A can do a piece of work in 10 days, \(B\) can do it in 15 days working together they can finish the work in : (a) 9 (b) 8 (c) 10 (d) 6

Short answer

Answer: 6 days

Step-by-step solution

Understand the problem and determine the given information

A can complete the work in 10 days, and B can complete the work in 15 days. We need to find how many days they would complete the work when working together.

Calculate the work done by A and B in one day

To find out the work done by A and B in one day, we will use the formula: Work Done = Total Work / Time Work Done by A in one day = \(\frac{1}{10}\) Work Done by B in one day = \(\frac{1}{15}\)

Calculate the work done by A and B together in one day

Now, we will find out how much work A and B can do together in one day. For this, we will add the work done by A and B in one day as they are working together. Work Done by A and B together in one day = Work Done by A in one day + Work Done by B in one day Work Done by A and B together in one day = \(\frac{1}{10} + \frac{1}{15}\)

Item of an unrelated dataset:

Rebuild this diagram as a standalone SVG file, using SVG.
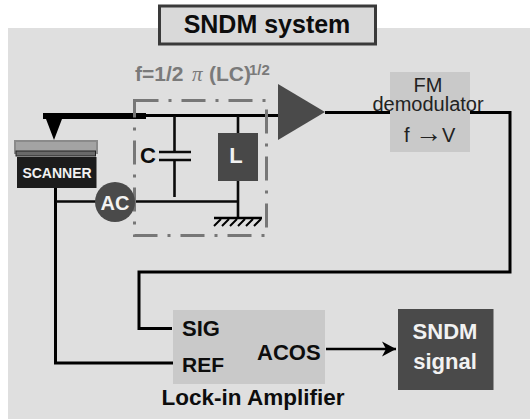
<svg xmlns="http://www.w3.org/2000/svg" width="530" height="419" viewBox="0 0 530 419">
<style>
text{font-family:"Liberation Sans",Arial,sans-serif;font-weight:bold;fill:#0d0d0d}
.w{fill:#f2f2f2}
.n{font-weight:normal;fill:#222}
.line{fill:none;stroke:#000;stroke-width:3}
.thin{fill:none;stroke:#0a0a0a;stroke-width:2.6}
</style>
<defs><marker id="ah" markerUnits="userSpaceOnUse" markerWidth="16" markerHeight="16" refX="14" refY="8" orient="auto"><path d="M0 0.500L14 8L0 15.500L4 8Z" fill="#000"/></marker></defs>
<rect x="0" y="0" width="530" height="419" fill="#fff"/>
<rect x="8" y="28" width="522" height="391" fill="#dfdfdf"/>
<g id="title"><rect x="159.500" y="6" width="216" height="38" fill="#d9d9d9" stroke="#3a3a3a" stroke-width="3"/><text x="267" y="33" font-size="25" text-anchor="middle">SNDM system</text></g>
<g id="formula"><text y="81" font-size="21" style="fill:#7a7a7a"><tspan x="135">f=1/2</tspan><tspan x="192" font-family="Liberation Serif" font-weight="normal" font-style="italic">π</tspan><tspan x="209">(LC)</tspan><tspan x="249" y="75" font-size="15">1/2</tspan></text></g>
<g id="connectors">
<path class="line" d="M145 115.500H278"/>
<path class="line" d="M325 112.500H391M470 112.500H510V272H139V328.500H172"/>
<path class="line" d="M55.500 188V363H174"/>
<path class="thin" d="M56 201.500H96M134 201.500H238M174.500 116V152M174.500 160V197M238 116V134M238 181V217"/>
<path class="thin" d="M159 152H191M159 160H191"/>
<path d="M214 218H262" stroke="#000" stroke-width="2.500" fill="none"/>
<path d="M221 219L214 226M229 219L222 226M237 219L230 226M245 219L238 226M253 219L246 226M261 219L254 226" stroke="#000" stroke-width="2" fill="none"/>
<path d="M326 349H396" fill="none" stroke="#000" stroke-width="2.500" marker-end="url(#ah)"/>
</g>
<g id="cantilever"><path d="M43 113H146V119H62L54 140L46 119H43Z" fill="#000"/></g>
<g id="lc-box"><rect x="134.500" y="100.500" width="132" height="135" fill="none" stroke="#777" stroke-width="3" stroke-dasharray="24 10 3 10"/></g>
<g id="amplifier"><path d="M278 84L325 112L278 140Z" fill="#4a4a4a"/></g>
<g id="fm-demodulator"><rect x="390" y="72" width="80" height="80" fill="#c9c9c9"/><text class="n" x="428" y="92" font-size="20" text-anchor="middle">FM</text><text class="n" x="428" y="111" font-size="20" text-anchor="middle">demodulator</text><text class="n" y="142" font-size="20"><tspan x="404">f</tspan><tspan x="415" font-size="27">→</tspan><tspan x="442">V</tspan></text></g>
<g id="scanner"><rect x="15" y="141" width="82" height="12" fill="#a3a3a3" stroke="#8a8a8a" stroke-width="2"/><rect x="16" y="151" width="79.500" height="5" fill="#6a6a6a" stroke="#222"/><rect x="17" y="157" width="79.500" height="31" fill="#1c1c1c"/><text class="w" x="57" y="178" font-size="14" text-anchor="middle">SCANNER</text></g>
<g id="ac"><circle cx="115" cy="202" r="20" fill="#4a4a4a"/><text class="w" x="115" y="210" font-size="20" text-anchor="middle">AC</text></g>
<g id="capacitor-label"><text x="140" y="163" font-size="22">C</text></g>
<g id="inductor"><rect x="218" y="133" width="40" height="48" fill="#484848"/><text class="w" x="236" y="163" font-size="22" text-anchor="middle">L</text></g>
<g id="lock-in"><rect x="173" y="310" width="152" height="74" fill="#c9c9c9"/><text x="182" y="336" font-size="22">SIG</text><text x="182" y="372" font-size="21">REF</text><text x="257" y="360" font-size="22">ACOS</text><text x="253" y="405" font-size="22.500" text-anchor="middle">Lock-in Amplifier</text></g>
<g id="sndm-signal"><rect x="398" y="309" width="95.500" height="81" fill="#4a4a4a"/><text class="w" x="445" y="339" font-size="22" text-anchor="middle">SNDM</text><text class="w" x="445" y="369" font-size="22" text-anchor="middle">signal</text></g>
</svg>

Simplify the expression and find out the time it takes for A and B to complete the work together

We need to simplify the expression and find the time it takes for A and B to complete the work together. Work Done by A and B together in one day = \(\frac{1}{10} + \frac{1}{15} = \frac{3}{30} + \frac{2}{30} = \frac{5}{30} = \frac{1}{6}\) Now, to find the time it takes for A and B to complete the work together, we can use the formula: Time = Total Work / Work Done in one day Time = \(\frac{1}{\frac{1}{6}} = 6\) days So, when working together, A and B can complete the work in 6 days. The correct answer is (d) 6.

Key concepts

Collaborative Work Efficiency

When individuals collaborate on a task, the overall efficiency can significantly improve. Combining efforts allows them to complement each other's strengths, often speeding up the completion of the work.
A common scenario involves two people, A and B, working together to complete a single task. On their own, they have different times to complete the work, but together, they become more efficient. This is called collaborative work efficiency.
In essence, when A and B team up, they combine their individual capabilities for greater effect. This results in a faster completion time compared to when they work separately.

Rate of Work

To understand collaborative work efficiency, it is crucial to comprehend each worker's rate of work. This rate is defined as the part of the work that one can complete in a given time frame.
For example, if A can complete the work in 10 days, then A's rate of work is \( \frac{1}{10} \). Similarly, B's rate of work is \( \frac{1}{15} \) because B completes the work in 15 days.
By determining the rate of work for each participant, we lay the groundwork for calculating their combined work rate when they work together. This is a critical step in solving any problem involving collaborative work.

Fractional Work Calculation

Once we know the individual rates of work, calculating how much work A and B can achieve jointly in one day becomes straightforward. Since A's rate is \( \frac{1}{10} \) and B's is \( \frac{1}{15} \), their combined work rate for one day is the sum of these individual rates.
In this scenario, it translates to \( \frac{1}{10} + \frac{1}{15} = \frac{5}{30} = \frac{1}{6} \). This denotes that together, A and B can complete \( \frac{1}{6} \) of the work in one day.
The fractional work calculation is an essential concept as it reveals the proportion of the task completed by the team each day. Knowing this allows us to determine how long it will take for the entire task to be finished when working collaboratively.